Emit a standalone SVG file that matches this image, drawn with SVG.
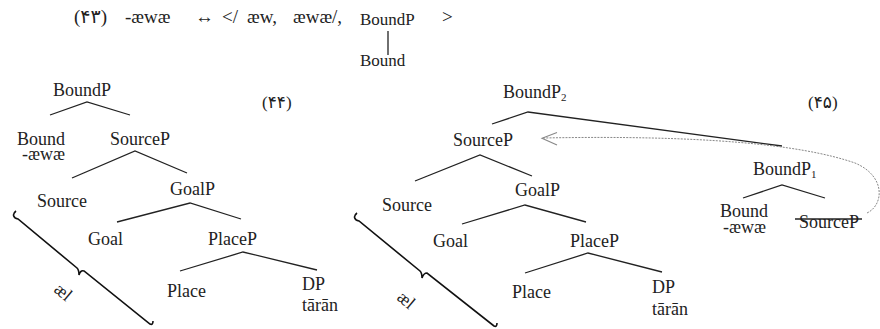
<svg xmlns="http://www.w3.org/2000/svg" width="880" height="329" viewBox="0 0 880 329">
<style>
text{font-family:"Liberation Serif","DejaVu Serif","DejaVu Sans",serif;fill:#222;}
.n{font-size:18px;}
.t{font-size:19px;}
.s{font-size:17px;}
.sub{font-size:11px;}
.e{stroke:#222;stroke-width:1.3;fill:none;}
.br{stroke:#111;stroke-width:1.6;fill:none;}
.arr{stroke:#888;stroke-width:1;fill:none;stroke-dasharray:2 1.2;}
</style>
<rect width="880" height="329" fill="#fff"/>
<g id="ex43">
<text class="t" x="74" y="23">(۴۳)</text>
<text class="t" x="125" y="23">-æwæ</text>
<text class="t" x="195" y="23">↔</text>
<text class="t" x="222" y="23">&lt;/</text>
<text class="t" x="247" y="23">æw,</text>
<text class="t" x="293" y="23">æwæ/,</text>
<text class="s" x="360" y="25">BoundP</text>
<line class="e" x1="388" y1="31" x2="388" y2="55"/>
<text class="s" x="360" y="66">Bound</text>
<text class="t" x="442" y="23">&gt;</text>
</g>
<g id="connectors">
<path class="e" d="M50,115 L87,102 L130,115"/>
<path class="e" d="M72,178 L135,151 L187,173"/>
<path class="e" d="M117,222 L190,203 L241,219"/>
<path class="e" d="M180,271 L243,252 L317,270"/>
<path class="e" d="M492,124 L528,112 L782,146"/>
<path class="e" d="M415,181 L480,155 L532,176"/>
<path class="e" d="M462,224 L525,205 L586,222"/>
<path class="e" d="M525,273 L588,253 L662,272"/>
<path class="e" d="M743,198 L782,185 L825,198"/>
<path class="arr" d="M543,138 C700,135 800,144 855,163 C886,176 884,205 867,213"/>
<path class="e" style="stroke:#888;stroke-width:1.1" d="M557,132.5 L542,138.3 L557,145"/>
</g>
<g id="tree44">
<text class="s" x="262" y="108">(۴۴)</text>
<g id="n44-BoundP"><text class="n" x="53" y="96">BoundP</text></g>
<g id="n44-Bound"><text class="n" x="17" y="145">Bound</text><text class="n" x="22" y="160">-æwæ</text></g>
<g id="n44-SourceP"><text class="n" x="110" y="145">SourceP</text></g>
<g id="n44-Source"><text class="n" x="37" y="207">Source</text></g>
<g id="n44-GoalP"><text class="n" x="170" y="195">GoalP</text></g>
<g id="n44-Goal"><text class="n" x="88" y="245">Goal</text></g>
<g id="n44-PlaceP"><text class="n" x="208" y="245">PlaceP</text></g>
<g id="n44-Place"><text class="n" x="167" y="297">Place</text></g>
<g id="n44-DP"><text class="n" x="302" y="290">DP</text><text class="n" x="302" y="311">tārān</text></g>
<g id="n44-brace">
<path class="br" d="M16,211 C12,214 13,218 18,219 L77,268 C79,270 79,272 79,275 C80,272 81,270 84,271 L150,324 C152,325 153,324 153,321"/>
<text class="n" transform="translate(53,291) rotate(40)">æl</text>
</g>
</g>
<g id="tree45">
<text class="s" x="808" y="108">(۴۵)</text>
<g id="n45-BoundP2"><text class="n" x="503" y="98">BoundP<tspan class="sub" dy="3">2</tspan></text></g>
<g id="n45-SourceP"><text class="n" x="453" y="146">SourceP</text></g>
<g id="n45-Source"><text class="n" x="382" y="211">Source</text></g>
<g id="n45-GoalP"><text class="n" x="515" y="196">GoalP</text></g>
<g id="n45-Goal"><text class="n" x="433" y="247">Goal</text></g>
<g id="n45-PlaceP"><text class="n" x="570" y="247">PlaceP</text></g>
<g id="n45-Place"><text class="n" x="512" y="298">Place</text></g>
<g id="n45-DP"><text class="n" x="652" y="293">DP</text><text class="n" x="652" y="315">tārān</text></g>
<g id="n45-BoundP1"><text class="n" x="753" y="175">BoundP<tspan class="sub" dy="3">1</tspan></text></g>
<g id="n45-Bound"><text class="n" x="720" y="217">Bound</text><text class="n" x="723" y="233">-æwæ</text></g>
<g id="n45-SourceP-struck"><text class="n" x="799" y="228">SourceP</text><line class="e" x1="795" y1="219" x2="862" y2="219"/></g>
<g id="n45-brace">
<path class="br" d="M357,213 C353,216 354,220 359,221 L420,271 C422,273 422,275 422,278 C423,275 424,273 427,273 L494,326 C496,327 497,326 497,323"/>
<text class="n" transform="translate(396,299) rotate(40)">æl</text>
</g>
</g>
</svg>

REQUIREMENT - Copy out all the data exactly; skip the pictures.

ANSWER FOR THIS EXERCISE -
Emit a standalone SVG file that matches this image, drawn with SVG.
<svg xmlns="http://www.w3.org/2000/svg" width="880" height="329" viewBox="0 0 880 329">
<style>
text{font-family:"Liberation Serif","DejaVu Serif","DejaVu Sans",serif;fill:#222;}
.n{font-size:18px;}
.t{font-size:19px;}
.s{font-size:17px;}
.sub{font-size:11px;}
.e{stroke:#222;stroke-width:1.3;fill:none;}
.br{stroke:#111;stroke-width:1.6;fill:none;}
.arr{stroke:#888;stroke-width:1;fill:none;stroke-dasharray:2 1.2;}
</style>
<rect width="880" height="329" fill="#fff"/>
<g id="ex43">
<text class="t" x="74" y="23">(۴۳)</text>
<text class="t" x="125" y="23">-æwæ</text>
<text class="t" x="195" y="23">↔</text>
<text class="t" x="222" y="23">&lt;/</text>
<text class="t" x="247" y="23">æw,</text>
<text class="t" x="293" y="23">æwæ/,</text>
<text class="s" x="360" y="25">BoundP</text>
<line class="e" x1="388" y1="31" x2="388" y2="55"/>
<text class="s" x="360" y="66">Bound</text>
<text class="t" x="442" y="23">&gt;</text>
</g>
<g id="connectors">
<path class="e" d="M50,115 L87,102 L130,115"/>
<path class="e" d="M72,178 L135,151 L187,173"/>
<path class="e" d="M117,222 L190,203 L241,219"/>
<path class="e" d="M180,271 L243,252 L317,270"/>
<path class="e" d="M492,124 L528,112 L782,146"/>
<path class="e" d="M415,181 L480,155 L532,176"/>
<path class="e" d="M462,224 L525,205 L586,222"/>
<path class="e" d="M525,273 L588,253 L662,272"/>
<path class="e" d="M743,198 L782,185 L825,198"/>
<path class="arr" d="M543,138 C700,135 800,144 855,163 C886,176 884,205 867,213"/>
<path class="e" style="stroke:#888;stroke-width:1.1" d="M557,132.5 L542,138.3 L557,145"/>
</g>
<g id="tree44">
<text class="s" x="262" y="108">(۴۴)</text>
<g id="n44-BoundP"><text class="n" x="53" y="96">BoundP</text></g>
<g id="n44-Bound"><text class="n" x="17" y="145">Bound</text><text class="n" x="22" y="160">-æwæ</text></g>
<g id="n44-SourceP"><text class="n" x="110" y="145">SourceP</text></g>
<g id="n44-Source"><text class="n" x="37" y="207">Source</text></g>
<g id="n44-GoalP"><text class="n" x="170" y="195">GoalP</text></g>
<g id="n44-Goal"><text class="n" x="88" y="245">Goal</text></g>
<g id="n44-PlaceP"><text class="n" x="208" y="245">PlaceP</text></g>
<g id="n44-Place"><text class="n" x="167" y="297">Place</text></g>
<g id="n44-DP"><text class="n" x="302" y="290">DP</text><text class="n" x="302" y="311">tārān</text></g>
<g id="n44-brace">
<path class="br" d="M16,211 C12,214 13,218 18,219 L77,268 C79,270 79,272 79,275 C80,272 81,270 84,271 L150,324 C152,325 153,324 153,321"/>
<text class="n" transform="translate(53,291) rotate(40)">æl</text>
</g>
</g>
<g id="tree45">
<text class="s" x="808" y="108">(۴۵)</text>
<g id="n45-BoundP2"><text class="n" x="503" y="98">BoundP<tspan class="sub" dy="3">2</tspan></text></g>
<g id="n45-SourceP"><text class="n" x="453" y="146">SourceP</text></g>
<g id="n45-Source"><text class="n" x="382" y="211">Source</text></g>
<g id="n45-GoalP"><text class="n" x="515" y="196">GoalP</text></g>
<g id="n45-Goal"><text class="n" x="433" y="247">Goal</text></g>
<g id="n45-PlaceP"><text class="n" x="570" y="247">PlaceP</text></g>
<g id="n45-Place"><text class="n" x="512" y="298">Place</text></g>
<g id="n45-DP"><text class="n" x="652" y="293">DP</text><text class="n" x="652" y="315">tārān</text></g>
<g id="n45-BoundP1"><text class="n" x="753" y="175">BoundP<tspan class="sub" dy="3">1</tspan></text></g>
<g id="n45-Bound"><text class="n" x="720" y="217">Bound</text><text class="n" x="723" y="233">-æwæ</text></g>
<g id="n45-SourceP-struck"><text class="n" x="799" y="228">SourceP</text><line class="e" x1="795" y1="219" x2="862" y2="219"/></g>
<g id="n45-brace">
<path class="br" d="M357,213 C353,216 354,220 359,221 L420,271 C422,273 422,275 422,278 C423,275 424,273 427,273 L494,326 C496,327 497,326 497,323"/>
<text class="n" transform="translate(396,299) rotate(40)">æl</text>
</g>
</g>
</svg>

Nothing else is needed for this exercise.